First, some quick background. Popcap has built a huge, active user base for its Bejeweled 2 iPhone app. The app contained four play modes. Three of them are single-player, but the fourth is “Bejeweled Blitz”, a one-minute race version that integrates with the Facebook app of the same name, allowing mobile players to compete with their Facebook friends. Although scores from the browser-based version and the iPhone version and up on the same scoreboard, the iPhone version has always been faster, more responsive, and easier to play thanks to two-handed touchscreen operation vs. mouse or touchpad on a computer.

Last week, Popcap released a standalone version of Bejeweled Blitz for the iPhone, which pulls in even more of the features of the Facebook version. At the same time, the behavior of the “Blitz” button in Bejeweled 2 changed to force users to download and use the standalone app (for free). Here’s where the problems start. Apparently in an effort to “level the playing field” between mobile and desktop players, the standalone version moves at about half the speed of the previous version.

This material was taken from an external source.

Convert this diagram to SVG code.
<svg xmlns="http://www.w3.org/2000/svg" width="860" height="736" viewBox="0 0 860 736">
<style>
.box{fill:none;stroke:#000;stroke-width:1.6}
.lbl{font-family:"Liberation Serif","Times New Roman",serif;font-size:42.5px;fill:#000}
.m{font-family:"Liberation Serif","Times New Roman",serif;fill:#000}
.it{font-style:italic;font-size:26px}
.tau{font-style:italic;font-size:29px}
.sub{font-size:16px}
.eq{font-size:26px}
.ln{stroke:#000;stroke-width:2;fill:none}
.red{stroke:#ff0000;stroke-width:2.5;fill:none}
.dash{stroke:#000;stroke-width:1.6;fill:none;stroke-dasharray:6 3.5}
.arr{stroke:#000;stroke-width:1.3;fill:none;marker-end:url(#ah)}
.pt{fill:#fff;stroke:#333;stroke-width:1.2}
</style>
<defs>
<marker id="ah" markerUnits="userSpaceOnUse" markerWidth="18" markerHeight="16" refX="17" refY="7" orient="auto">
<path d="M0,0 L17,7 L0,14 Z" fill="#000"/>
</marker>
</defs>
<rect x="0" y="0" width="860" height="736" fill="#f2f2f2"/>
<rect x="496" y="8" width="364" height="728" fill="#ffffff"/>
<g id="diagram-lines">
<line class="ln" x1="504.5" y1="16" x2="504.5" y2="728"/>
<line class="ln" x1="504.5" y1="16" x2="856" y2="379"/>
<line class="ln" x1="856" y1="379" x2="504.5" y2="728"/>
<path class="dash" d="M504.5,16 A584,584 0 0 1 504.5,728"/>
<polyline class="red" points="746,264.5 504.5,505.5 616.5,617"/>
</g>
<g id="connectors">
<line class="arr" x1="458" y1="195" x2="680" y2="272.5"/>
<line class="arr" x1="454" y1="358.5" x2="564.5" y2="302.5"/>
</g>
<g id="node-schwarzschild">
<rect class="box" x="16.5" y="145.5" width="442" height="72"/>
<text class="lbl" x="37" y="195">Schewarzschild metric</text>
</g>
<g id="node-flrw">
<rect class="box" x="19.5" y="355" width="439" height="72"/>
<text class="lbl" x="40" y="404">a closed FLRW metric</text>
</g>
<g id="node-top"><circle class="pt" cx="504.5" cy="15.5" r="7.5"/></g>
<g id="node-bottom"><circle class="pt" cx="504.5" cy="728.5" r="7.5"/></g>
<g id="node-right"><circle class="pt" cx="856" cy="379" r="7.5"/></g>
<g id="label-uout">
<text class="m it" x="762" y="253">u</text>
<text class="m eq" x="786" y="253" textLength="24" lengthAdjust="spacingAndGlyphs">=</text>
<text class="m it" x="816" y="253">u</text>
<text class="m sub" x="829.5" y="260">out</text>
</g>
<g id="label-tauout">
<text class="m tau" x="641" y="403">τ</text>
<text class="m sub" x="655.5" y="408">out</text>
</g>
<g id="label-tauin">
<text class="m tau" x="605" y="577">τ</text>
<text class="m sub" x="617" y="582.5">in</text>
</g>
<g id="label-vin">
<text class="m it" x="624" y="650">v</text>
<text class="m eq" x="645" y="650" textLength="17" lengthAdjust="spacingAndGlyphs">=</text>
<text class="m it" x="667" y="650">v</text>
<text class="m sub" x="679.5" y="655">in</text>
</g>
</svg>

Suddenly, the gameplay on Blitz feels like playing in molasses.

The response from fans has been brutal. Where previous Bejeweled apps achieved 4-to-5 star ratings in the Apple App Store, the new Blitz app currently has a 2-star average based on over 750 ratings since launch. The comments on the ratings are even sharper than the average suggests, with prolific 1-star ratings and criticisms of both the game and the company’s upgrade approach.

So what lessons can we take from this:

1. The game isn’t over after the user downloads your app
Getting users to download and install your app is a big part of the challenge, but you have to keep evolving and responding to their changing needs. This means app updates are inevitable. Since people can easily uninstall an app, or just stop using it, the quality of your updates and new versions is just as important as the quality of your initial release. You have to approach them in a serious and thoughtful way.

2. Don’t assume anything
Many of the reviews in the App Store accuse Popcap of not doing any user testing of the new app before pushing it out. Given the astonishing difference in gameplay between the two versions, I’m inclined to believe that accusation (or at least that they did not test with users of the existing app). You have to make sure to user-test your app with a good cross-section of users, including both first-time users who didn’t know the previous version, and “power users” who already use your app on a regular basis.

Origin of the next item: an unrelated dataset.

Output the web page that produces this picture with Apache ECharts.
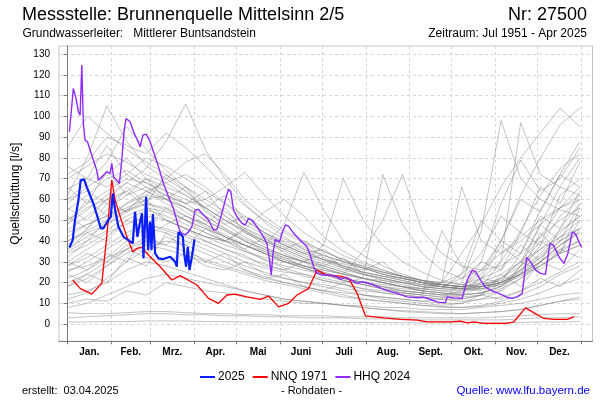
<!DOCTYPE html>
<html><head><meta charset="utf-8">
<script src="https://cdn.jsdelivr.net/npm/echarts@6/dist/echarts.min.js"></script>
<style>html,body{margin:0;padding:0;background:#fff}#c{width:600px;height:400px}</style>
</head><body><div id="c"></div>
<script>
// axis ticks / labels
const monthTickDays = [0,31,59,90,120,151,181,212,243,273,304,334,365];
const monthLabelDays = [15.5,45,74.5,105,135.5,166,196.5,227.5,258,288.5,319,349.5];
const monthLabels = ['Jan.','Feb.','Mrz.','Apr.','Mai','Juni','Juli','Aug.','Sept.','Okt.','Nov.','Dez.'];
const yTicks = [0,10,20,30,40,50,60,70,80,90,100,110,120,130];

// 2025 (blue)
const days2025 = [1.4,3.7,5.4,7.8,9.4,11.8,13.7,16,18.4,21.3,23.7,25.5,27.9,30.8,32.2,33.9,36.2,39.8,43.3,46.4,48,49.7,51.6,53,54,55.9,57.3,58.7,59.7,60.7,62.3,64.7,68.2,73,76.5,77.7,78.9,80.1,82,82.9,84.3,85.5,86.7,88.4,90.3];
const q2025 = [36.9,40.4,50.1,59.7,69.3,69.7,66.1,62.1,58.1,51.7,46.1,46.1,48.8,51.7,62.9,54.9,46.9,42,40.4,38.8,54.1,42,49.3,53.3,31.6,61.3,35.6,49.3,35.6,53,34,31.6,31.3,32.4,30,27.6,44.4,43.7,42,34,27.6,37.2,26,32.4,40.8];

// NNQ 1971 (red)
const daysNNQ = [3.8,9,17.3,24.4,27.9,31.5,33.9,38.6,42.2,46.4,49.3,52.8,58.7,65.9,74.2,80.1,92,100.2,107.3,113.3,119.2,127.5,137,142.9,150,157.1,163.1,171.4,177.3,184.4,193.9,199.8,205.8,211.7,224.7,236.6,248.4,255.5,272.1,279.2,284,288.7,295.8,312.4,317.1,325.5,331.4,338.5,345.6,355.1,359.8];
const qNNQ = [21.2,17.2,14.4,19.6,42,69.3,59.7,49.3,42,34.8,36.4,36.9,32.4,27.6,21.2,23.3,18.8,12.4,10,14,14.4,13.1,11.9,13.5,8.3,10,14,17.2,26,23.6,23.1,22,14.8,3.9,3,2.3,1.9,1.1,1.1,1.4,0.6,1.1,0.3,0.3,1.1,7.8,5.4,2.7,2.3,2.3,3.5];

// HHQ 2024 (purple)
const daysHHQ = [1.4,4.2,6.1,7.8,9,10.2,11.3,12.5,14.2,16.1,18.4,20.8,22,23.2,25.5,27.9,30.3,31.5,32.7,35.1,36.9,38.6,40.3,41.7,44.5,47.4,49.7,51.6,53.6,55.9,58.3,61.1,64.7,68.2,71.8,75.3,78.9,80.6,83.6,86,88.4,90.7,93.1,96.7,100.2,103.8,106.2,109.7,112.1,114.4,116.1,118,120.4,124,126.3,128.7,131.1,134.6,139.3,141.7,143.6,144.8,146,147.7,150.7,152.4,154.8,157.1,160.7,165.4,170.2,172.5,174.9,177.3,180.9,186.8,191.5,193.9,197.4,201,205.8,209.3,212.9,217.6,224.7,229.4,234.2,241.3,248.4,253.1,259.1,262.7,266.2,268.6,269.8,274.5,280.4,284,287.6,289.9,293.5,297,302.9,307.7,312.4,316,319.6,323.1,326.2,329,332.6,336.1,339.6,342.7,345.2,349.1,352.7,355.5,358.7,361,363.4,365.3];
const qHHQ = [92.6,113.5,108.7,102.2,100.6,124.7,96.6,88.6,87.8,83.8,79,74.1,69.3,69.3,71.7,73.3,72.6,77.4,70.9,69.3,67.7,79,93.4,99,97.4,91.8,88.6,85.4,91,91.5,88.6,83,75.7,67.7,61.3,55.7,46.8,44,42.9,44.4,46.9,54.9,55.2,52.5,50.1,45.3,45.6,53.3,59.7,64.9,63.7,54.9,51.7,48.5,47.7,50.9,50.1,46.9,42,38.8,30.8,23.6,34,40.8,39.6,43.7,47.7,47.2,43.7,40.4,37.2,33.2,27.6,24.4,23.6,23.6,22.8,21.5,22.5,21.5,19.6,20.4,19.9,18.8,16.7,15.6,14.8,13.1,12.7,12.9,11.6,10.7,10.3,10.5,13.1,12.6,12.4,21.2,26,25.2,21.2,17.7,15.6,14.4,12.8,12.4,13.1,14.8,32.1,30,26,24.4,23.9,38.8,38,32.4,29.2,34,44.4,43.3,39.6,36.9];

// earlier years (grey), sampled every 14 days
const histDays = [0,14,28,42,56,70,84,98,112,126,140,154,168,182,196,210,224,238,252,266,280,294,308,322,336,350,364];
const histYears = [
 [62,80,105,88,76,70,64,55,48,42,37,33,30,27,24,22,20,18,16,15,14,15,18,26,38,52,60],
 [45,52,60,68,75,88,106,84,70,58,49,42,36,31,27,24,21,19,17,16,17,22,30,45,62,75,82],
 [58,66,72,80,70,64,58,52,46,40,36,32,28,25,22,20,18,17,16,20,34,48,66,80,92,104,95],
 [14,16,20,26,30,28,25,22,19,16,14,12,11,10,9,8,7,6.5,6,5.5,5,5.5,6,7,9,11,12],
 [38,46,55,62,66,60,56,50,45,40,35,31,28,25,22,20,18,16,15,14,13,14,16,22,28,35,40],
 [30,36,42,50,55,52,48,44,40,45,38,48,73,55,40,33,28,24,21,19,18,20,24,30,36,42,46],
 [50,58,64,70,68,62,56,50,45,40,36,33,30,38,70,50,38,30,25,21,19,18,20,24,30,38,44],
 [25,30,36,42,48,45,42,38,34,30,27,25,24,22,20,22,72,48,34,26,22,26,34,42,50,56,60],
 [20,24,30,36,40,38,35,31,28,25,22,20,18,16,15,14,13,12,11,12,20,45,98,70,60,55,52],
 [35,40,45,52,56,54,50,46,42,38,34,30,27,24,21,19,17,15,14,13,14,18,30,97,72,66,62],
 [42,48,52,58,62,60,56,52,46,41,37,33,30,27,24,22,20,18,17,20,66,40,34,40,48,56,62],
 [18,22,28,34,38,36,33,30,27,24,21,19,17,15,13,12,11,10,9,8.5,8,8.5,10,12,15,19,22],
 [5.5,5,5,5.5,6,6,5.5,5,5,4.5,4.5,4,4,4,3.5,3.5,3.5,3,3,3,3,3,3.5,4,4.5,5,5],
 [1,1,1.2,1.2,1.5,1.5,1.5,1.2,1.2,1,1,1,1,0.8,0.8,0.8,0.8,0.6,0.6,0.6,0.6,0.6,0.6,0.8,1,1,1.2],
 [3,3.5,4,4.5,5,5,4.5,4.5,4,4,3.5,3.5,3,3,3,2.5,2.5,2.5,2,2,2,2,2,2.5,3,3,3.5],
 [85,100,92,84,78,72,66,60,54,48,43,38,34,31,28,25,23,21,19,18,17,17,19,24,30,38,45],
 [72,78,90,86,82,92,85,76,66,57,50,44,39,35,31,28,25,23,21,19,18,19,22,28,36,45,52],
 [40,44,48,55,62,70,78,82,72,60,52,45,40,35,31,27,24,22,20,18,17,17,19,23,28,34,38],
 [22,26,32,40,46,44,40,36,32,28,25,22,20,18,16,14,13,12,11,10,10,12,16,28,48,66,80],
 [48,55,62,68,64,60,54,48,43,38,34,30,27,24,21,19,17,15,14,13,12,14,20,34,55,72,88],
 [55,62,70,74,68,64,60,56,50,45,40,36,32,28,25,22,20,18,16,15,14,15,17,22,30,38,44],
 [32,40,50,58,64,68,62,56,50,44,39,35,31,28,25,22,20,18,16,15,14,15,18,24,32,40,46],
 [12,15,22,30,36,40,38,34,30,26,23,20,18,16,14,12,11,10,9,8,8,9,11,14,18,24,28],
 [65,70,66,72,80,76,70,64,58,52,46,41,37,33,30,27,24,22,20,19,18,19,21,26,33,42,50],
 [28,32,38,44,48,46,43,40,36,32,29,26,23,21,19,17,16,15,14,45,28,22,20,24,30,36,40],
 [44,48,52,56,60,62,58,60,66,73,62,52,44,38,33,29,26,23,21,19,18,18,20,25,32,40,46],
 [36,42,48,54,58,55,50,46,42,38,34,31,28,26,24,35,50,72,45,34,28,26,28,34,42,50,56],
 [50,56,60,64,70,66,62,56,50,45,40,36,32,29,26,24,22,20,18,17,18,24,40,62,80,96,104],
 [8,10,14,18,22,24,22,20,18,16,14,12,11,10,9,8,7,6,5.5,5,5,5.5,6,7,9,11,13],
 [60,68,78,95,84,74,66,58,52,46,41,37,33,30,27,24,22,20,18,17,16,17,20,26,34,44,52],
 [26,28,32,36,42,48,52,48,42,36,31,27,24,21,19,17,15,14,13,12,11,12,13,16,20,25,30],
 [70,76,82,78,72,68,72,66,58,50,44,39,35,31,28,25,23,21,19,18,17,18,22,30,42,56,66],
 [40,45,50,55,58,56,52,47,42,38,34,30,27,24,22,20,18,16,15,14,16,30,58,79,64,70,85],
 [34,38,44,48,52,50,46,42,40,46,54,60,52,42,35,30,26,23,20,18,17,18,20,24,28,34,38],
 [48,60,52,66,58,72,64,56,62,50,44,40,36,33,30,28,25,23,21,20,19,22,26,38,30,46,58],
 [30,26,34,30,42,38,46,40,36,33,28,26,30,24,21,19,17,16,15,14,15,20,18,28,40,34,50],
 [66,58,74,62,70,60,66,54,48,52,44,38,34,36,30,27,24,22,20,18,22,30,26,44,38,62,70],
 [18,24,20,32,28,44,36,30,34,26,22,24,18,16,20,14,12,11,10,9,10,14,24,18,30,26,36],
 [56,50,60,54,64,58,52,48,56,44,40,36,40,32,28,26,30,22,20,19,18,26,40,34,52,46,64],
 [76,70,86,72,66,62,58,64,52,46,42,38,34,31,29,27,25,23,21,20,24,34,52,44,66,58,78],
 [10,12,11,16,14,20,18,16,15,13,12,11,10,10,9,9,8,8,7,7,7,8,9,10,12,14,15],
 [36,44,40,50,46,56,50,44,40,36,42,34,30,28,32,24,22,20,19,18,17,16,22,30,26,36,32],
 [52,46,58,64,56,50,46,42,38,35,32,30,28,26,24,22,21,20,18,17,24,50,40,60,54,72,66],
 [24,20,28,36,32,30,34,28,26,30,24,22,20,19,17,16,15,14,13,12,12,14,12,16,22,18,26],
 [60,64,58,54,60,50,46,42,40,38,35,32,30,34,27,25,23,22,20,19,18,18,20,24,44,34,56],
 [28,34,30,38,34,42,38,46,40,35,31,28,26,24,22,20,19,18,17,16,15,22,38,30,48,40,58]
];

const pairs = (xs, ys) => xs.map((x, i) => [x, ys[i]]);
const FONT = '"Liberation Sans", Arial, sans-serif';

const series = [];
histYears.forEach((ys, k) => {
  series.push({
    name: 'hist' + k, type: 'line', data: pairs(histDays, ys),
    symbol: 'none', silent: true, z: 1,
    lineStyle: { color: 'rgba(125,125,125,0.5)', width: 0.9 }
  });
});
series.push({ name: 'NNQ 1971', type: 'line', data: pairs(daysNNQ, qNNQ), symbol: 'none', z: 3, color: '#ff0000', lineStyle: { color: '#ff0000', width: 1.3 } });
series.push({ name: 'HHQ 2024', type: 'line', data: pairs(daysHHQ, qHHQ), symbol: 'none', z: 4, color: '#8f2bff', lineStyle: { color: '#8f2bff', width: 1.4 } });
series.push({ name: '2025', type: 'line', data: pairs(days2025, q2025), symbol: 'none', z: 5, color: '#0a1eff', lineStyle: { color: '#0a1eff', width: 2.2 } });

const chart = echarts.init(document.getElementById('c'), null, { renderer: 'canvas' });
chart.setOption({
  animation: false,
  backgroundColor: '#fff',
  textStyle: { fontFamily: FONT },
  grid: { left: 59, right: 7.5, top: 46, bottom: 58.7, show: true, borderColor: '#c4c4c4', borderWidth: 1 },
  xAxis: {
    type: 'value', min: -6, max: 373,
    axisLine: { show: true, onZero: false, lineStyle: { color: '#7a7a7a', width: 1 } },
    axisTick: { show: true, customValues: monthTickDays, length: 3, lineStyle: { color: '#7a7a7a' } },
    axisLabel: { customValues: monthLabelDays, formatter: v => monthLabels[monthLabelDays.indexOf(v)] || '',
                 fontSize: 10, fontWeight: 'bold', color: '#000', margin: 6, fontFamily: FONT },
    splitLine: { show: true, lineStyle: { color: '#d6d6d6', type: [3, 3], width: 1 } }
  },
  yAxis: {
    type: 'value', min: -8.3, max: 133.9,
    name: 'Quellschüttung [l/s]', nameLocation: 'middle', nameGap: 37,
    nameTextStyle: { fontSize: 12, color: '#000', fontFamily: FONT },
    axisLine: { show: true, lineStyle: { color: '#7a7a7a', width: 1 } },
    axisTick: { show: true, customValues: yTicks, length: 4, lineStyle: { color: '#7a7a7a' } },
    axisLabel: { customValues: yTicks, fontSize: 10, color: '#000', margin: 9, fontFamily: FONT },
    splitLine: { show: true, lineStyle: { color: '#d6d6d6', type: [3, 3], width: 1 } }
  },
  legend: {
    left: 195, top: 366, icon: 'rect', itemWidth: 15, itemHeight: 2, itemGap: 8,
    data: ['2025', 'NNQ 1971', 'HHQ 2024'], selectedMode: false,
    textStyle: { fontSize: 12, color: '#000', fontFamily: FONT, padding: [0, 0, 0, -2] }
  },
  graphic: [
    { type: 'text', style: { x: 22, y: 15, text: 'Messstelle: Brunnenquelle Mittelsinn 2/5', font: '18px ' + FONT, fill: '#000', textVerticalAlign: 'middle' } },
    { type: 'text', style: { x: 587, y: 15, text: 'Nr: 27500', font: '18px ' + FONT, fill: '#000', textAlign: 'right', textVerticalAlign: 'middle' } },
    { type: 'text', style: { x: 22.5, y: 33.5, text: 'Grundwasserleiter:   Mittlerer Buntsandstein', font: '12px ' + FONT, fill: '#000', textVerticalAlign: 'middle' } },
    { type: 'text', style: { x: 587, y: 33.5, text: 'Zeitraum: Jul 1951 - Apr 2025', font: '12px ' + FONT, fill: '#000', textAlign: 'right', textVerticalAlign: 'middle' } },
    { type: 'text', style: { x: 22, y: 391, text: 'erstellt:  03.04.2025', font: '11px ' + FONT, fill: '#000', textVerticalAlign: 'middle' } },
    { type: 'text', style: { x: 311.5, y: 391, text: '- Rohdaten -', font: '11px ' + FONT, fill: '#000', textAlign: 'center', textVerticalAlign: 'middle' } },
    { type: 'text', style: { x: 590, y: 391, text: 'Quelle: www.lfu.bayern.de', font: '11.5px ' + FONT, fill: '#0000ff', textAlign: 'right', textVerticalAlign: 'middle' } }
  ],
  series: series
});
</script>
</body></html>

3. Never take things away unless you have to.
One of the most frustrating things about this upgrade is that Popcap disabled the existing version (inside of a paid app) to force people to download the new standalone app. If they hadn’t done that, most people probably would have tried out the free standalone app anyway and, upon learning that they didn’t like it as much, would have just shifted back to the old app to keep playing. Since we’re talking about two separate apps, this was a completely unnecessary step and created tremendous “badwill” among fans. If you want to build up love from the fans, you want to always give them more, not less.

The most important interaction in a relationship is the most recent one. Your app updates give you the chance to continue to improve your relationship with customers and fans, or blow it up, like an exploding gem. Make the right choices or it might be “Game Over”.